Britain's 40,000-member Association of University Teachers voted last month to boycott the academic institutions for actions that it said undermined Palestinian rights and academic freedom.
It also referred a motion to its executive committee to boycott the Hebrew University of Jerusalem. The association said last week it would reconsider the boycott.
Meanwhile, Palestinian professor Sari Nusseibeh, who last week urged an end to the boycott, has been under attack by many Palestinians who have been calling for his dismissal from his job as president of Al-Quds University.
Several Palestinian political and academic groups issued statements strongly condemning Nusseibeh, accusing him of normalizing ties with Israel and acting against the interests of the Palestinian people.
Leaflets distributed in some areas in the West Bank and Gaza Strip branded the widely respected Nusseibeh a "traitor" and "collaborator."
Nusseibeh, along with Menahem Magidor, president of Hebrew University, made the statement in a joint declaration in London at an international gathering of scholars debating human rights.
The two criticized the British boycott against the University of Haifa and Bar-Ilan University, describing it as "wrong and unjustified." They said "problems should be resolved through dialogue, not through sanctions."
"Our position is based upon the belief that it is through cooperation based on mutual respect, rather than boycotts or discrimination, that our common goals can be achieved," they said in their statement.
"Our disaffection with, and condemnation of, acts of academic boycotts is predicated on the principles of academic freedom, human rights and equality between nations and among individuals."

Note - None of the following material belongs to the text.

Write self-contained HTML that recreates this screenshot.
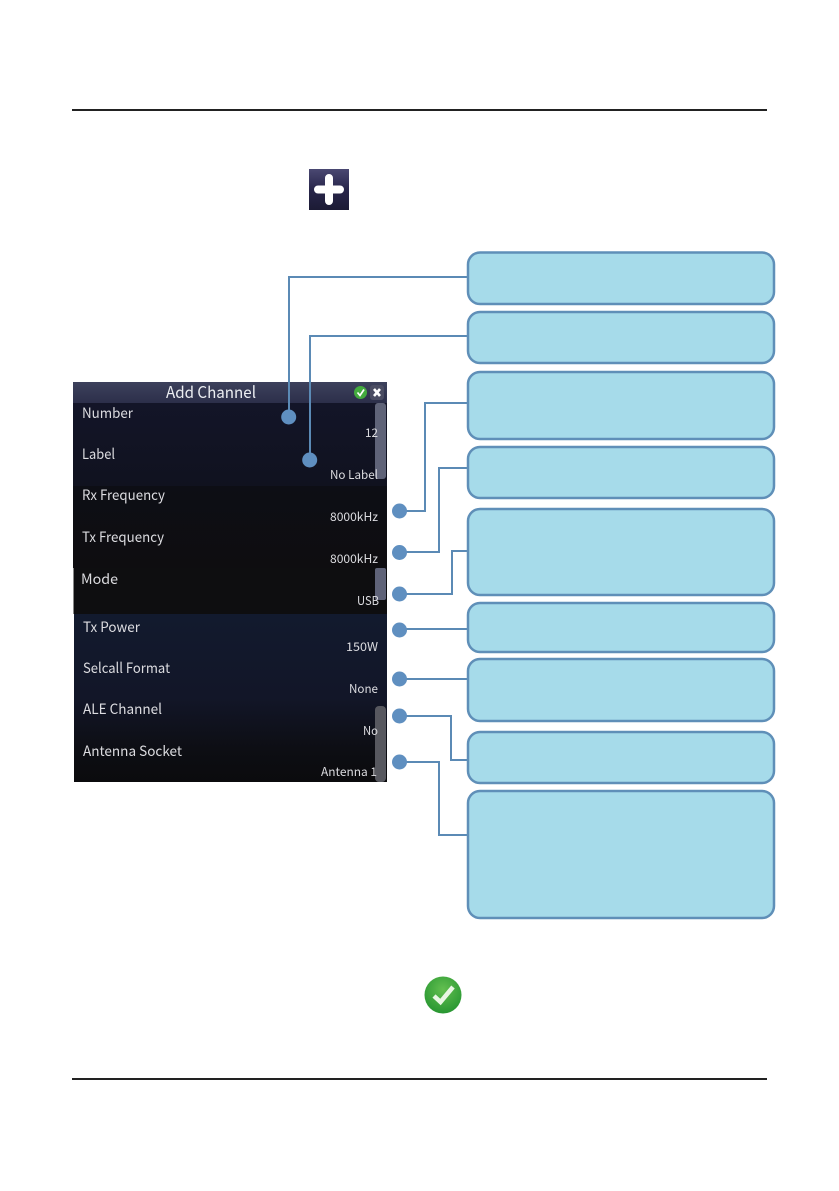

The Palestinian Union of University Teachers and Employees published a statement on the front page of the Palestinian Authority's daily Al-Ayyam in which it accused Nusseibeh of "normalizing relations with the Sharon government" despite the prime minister's policy of "bullying the Palestinians and stealing their land."

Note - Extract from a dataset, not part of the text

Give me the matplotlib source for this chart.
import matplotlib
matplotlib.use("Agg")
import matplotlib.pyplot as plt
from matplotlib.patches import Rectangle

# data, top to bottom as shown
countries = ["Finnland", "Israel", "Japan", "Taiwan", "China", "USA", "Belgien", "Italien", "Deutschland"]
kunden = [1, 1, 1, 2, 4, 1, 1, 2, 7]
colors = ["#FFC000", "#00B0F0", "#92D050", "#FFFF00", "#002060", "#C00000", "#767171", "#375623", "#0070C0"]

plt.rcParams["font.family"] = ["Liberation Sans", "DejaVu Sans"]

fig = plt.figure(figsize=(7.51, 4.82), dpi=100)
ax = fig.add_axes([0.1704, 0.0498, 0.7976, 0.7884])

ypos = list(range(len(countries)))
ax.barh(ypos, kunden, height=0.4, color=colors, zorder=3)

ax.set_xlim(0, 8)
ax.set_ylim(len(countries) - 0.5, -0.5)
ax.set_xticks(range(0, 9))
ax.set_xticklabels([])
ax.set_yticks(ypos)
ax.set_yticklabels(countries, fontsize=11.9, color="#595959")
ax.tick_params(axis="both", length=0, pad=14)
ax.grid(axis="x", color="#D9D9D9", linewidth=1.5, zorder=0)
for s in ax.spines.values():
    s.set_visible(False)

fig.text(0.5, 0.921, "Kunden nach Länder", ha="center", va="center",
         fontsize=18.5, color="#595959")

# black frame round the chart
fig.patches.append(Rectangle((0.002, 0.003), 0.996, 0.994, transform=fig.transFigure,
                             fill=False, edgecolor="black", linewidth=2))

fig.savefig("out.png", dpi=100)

"This constitutes a strong blow to the Palestinian national consensus against normalization with Israel," the statement added.

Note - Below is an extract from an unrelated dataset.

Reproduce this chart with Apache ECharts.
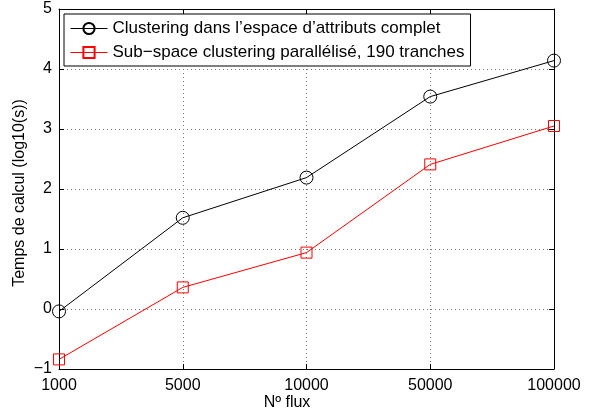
<!DOCTYPE html>
<html>
<head>
<meta charset="utf-8">
<script src="https://cdn.jsdelivr.net/npm/echarts@6/dist/echarts.min.js"></script>
<style>
  html, body { margin: 0; padding: 0; background: #fff; }
  #chart { width: 590px; height: 412px; }
</style>
</head>
<body>
<div id="chart"></div>
<script>
// Number of flows (categorical x axis)
const categories = ['1000', '5000', '10000', '50000', '100000'];
// Computation time, log10(seconds)
const fullSpace = [-0.04, 1.52, 2.19, 3.54, 4.14];
const subSpace = [-0.84, 0.36, 0.94, 2.41, 3.05];
const seriesNames = [
  'Clustering dans l\u2019espace d\u2019attributs complet',
  'Sub\u2212space clustering parall\u00e9lis\u00e9, 190 tranches'
];
const yTicks = { min: -1, max: 5, step: 1 };

const font = 'Liberation Sans, Arial, Helvetica, sans-serif';
const chart = echarts.init(document.getElementById('chart'), null, { renderer: 'canvas' });

const fmtY = v => (v < 0 ? '\u2212' + Math.abs(v) : String(v));
const tickStyle = { inside: true, length: 5, lineStyle: { color: '#000', width: 1 } };
const gridLine = { show: true, lineStyle: { color: '#777', type: [1, 3], width: 1 } };

chart.setOption({
  animation: false,
  backgroundColor: '#fff',
  textStyle: { fontFamily: font, color: '#000' },
  grid: { left: 59, top: 9, right: 36, bottom: 43, containLabel: false, outerBoundsMode: 'none' },
  legend: {
    orient: 'vertical',
    left: 64, top: 14,
    padding: [6, 6, 5, 6],
    itemGap: 7,
    itemWidth: 37, itemHeight: 14,
    backgroundColor: '#fff',
    borderColor: '#000', borderWidth: 1,
    lineStyle: { width: 1 },
    textStyle: { fontFamily: font, fontSize: 17, color: '#000' },
    data: seriesNames
  },
  xAxis: [
    {
      type: 'category', data: categories, boundaryGap: false,
      name: 'N\u00ba flux', nameLocation: 'middle', nameGap: 26, nameMoveOverlap: false,
      nameTextStyle: { fontFamily: font, fontSize: 16, color: '#000', padding: [0, 39, 0, 0] },
      axisLine: { onZero: false, lineStyle: { color: '#000', width: 1 } },
      axisTick: tickStyle,
      axisLabel: { fontFamily: font, fontSize: 16, color: '#000', margin: 9 },
      splitLine: gridLine
    },
    {
      type: 'category', data: categories, boundaryGap: false, position: 'top',
      axisLine: { onZero: false, lineStyle: { color: '#000', width: 1 } },
      axisTick: tickStyle,
      axisLabel: { show: false }, splitLine: { show: false }
    }
  ],
  yAxis: [
    {
      type: 'value', min: yTicks.min, max: yTicks.max, interval: yTicks.step,
      name: 'Temps de calcul (log10(s))', nameLocation: 'middle', nameGap: 31, nameMoveOverlap: false,
      nameTextStyle: { fontFamily: font, fontSize: 16, color: '#000', padding: [0, 8, 0, 0] },
      axisLine: { show: true, onZero: false, lineStyle: { color: '#000', width: 1 } },
      axisTick: Object.assign({ show: true }, tickStyle),
      axisLabel: { fontFamily: font, fontSize: 16, color: '#000', margin: 7, formatter: fmtY },
      splitLine: gridLine
    },
    {
      type: 'value', min: yTicks.min, max: yTicks.max, interval: yTicks.step, position: 'right',
      axisLine: { show: true, onZero: false, lineStyle: { color: '#000', width: 1 } },
      axisTick: Object.assign({ show: true }, tickStyle),
      axisLabel: { show: false }, splitLine: { show: false }
    }
  ],
  series: [
    {
      name: seriesNames[0], type: 'line', data: fullSpace,
      symbol: 'circle', symbolSize: 13,
      lineStyle: { color: '#000', width: 1 },
      itemStyle: { color: 'rgba(0,0,0,0)', borderColor: '#000', borderWidth: 1 },
      z: 3
    },
    {
      name: seriesNames[1], type: 'line', data: subSpace,
      symbol: 'rect', symbolSize: 11,
      lineStyle: { color: '#f00', width: 1 },
      itemStyle: { color: 'rgba(0,0,0,0)', borderColor: '#f00', borderWidth: 1 },
      z: 3
    }
  ]
});
</script>
</body>
</html>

"We call on all concerned parties within the Palestinian Authority, including President Mahmoud Abbas and the Higher Education Council, to take the necessary measures to put an end to this behavior, which doesn't represent the position of the Palestinian university teachers and employees, and dismiss the president of Al-Quds University."
In addition, a number of Palestinian teachers unions joined the call for the dismissal of Nusseibeh, accusing him of betraying the interests of the Palestinians and serving Israel's propaganda machine.
Awni al-Khatib, professor of chemistry at Hebron University, said in an interview with Al-Jazeera: "He [Nusseibeh] criticized the British union boycott of two Israeli universities, but didn't utter a word against the routine Israeli policy of closing Palestinian colleges and universities and of erecting roadblocks that prevent professors, employees and students from reaching Palestinian campuses."
However, Khatib stressed that Palestinian academics were not against scientific cooperation with their Israeli colleagues.
"What we are against is the manipulation by Israel of this cooperation to perpetuate inherently racist and discriminatory policies against our people."
Muhammad Abu Zaid, head of the Beir Zeit University Union of Teachers and Employees, appealed to the British union not to change its decision.
"The world must understand that there is no symmetry between the occupied and the occupier," he said. "When we achieve freedom and independence, we can then cooperate with the Israelis as free men and women, not as subjects and slaves with no civil, political or even human rights."
Nusseibeh, a former PLO representative in Jerusalem, was not available for comment. In the past he was criticized by many Palestinians for his role in the Geneva Initiative, which stipulated that Israel had the right to be an exclusively Jewish state. Nusseibeh was accused of giving up the right of return for Palestinian refugees.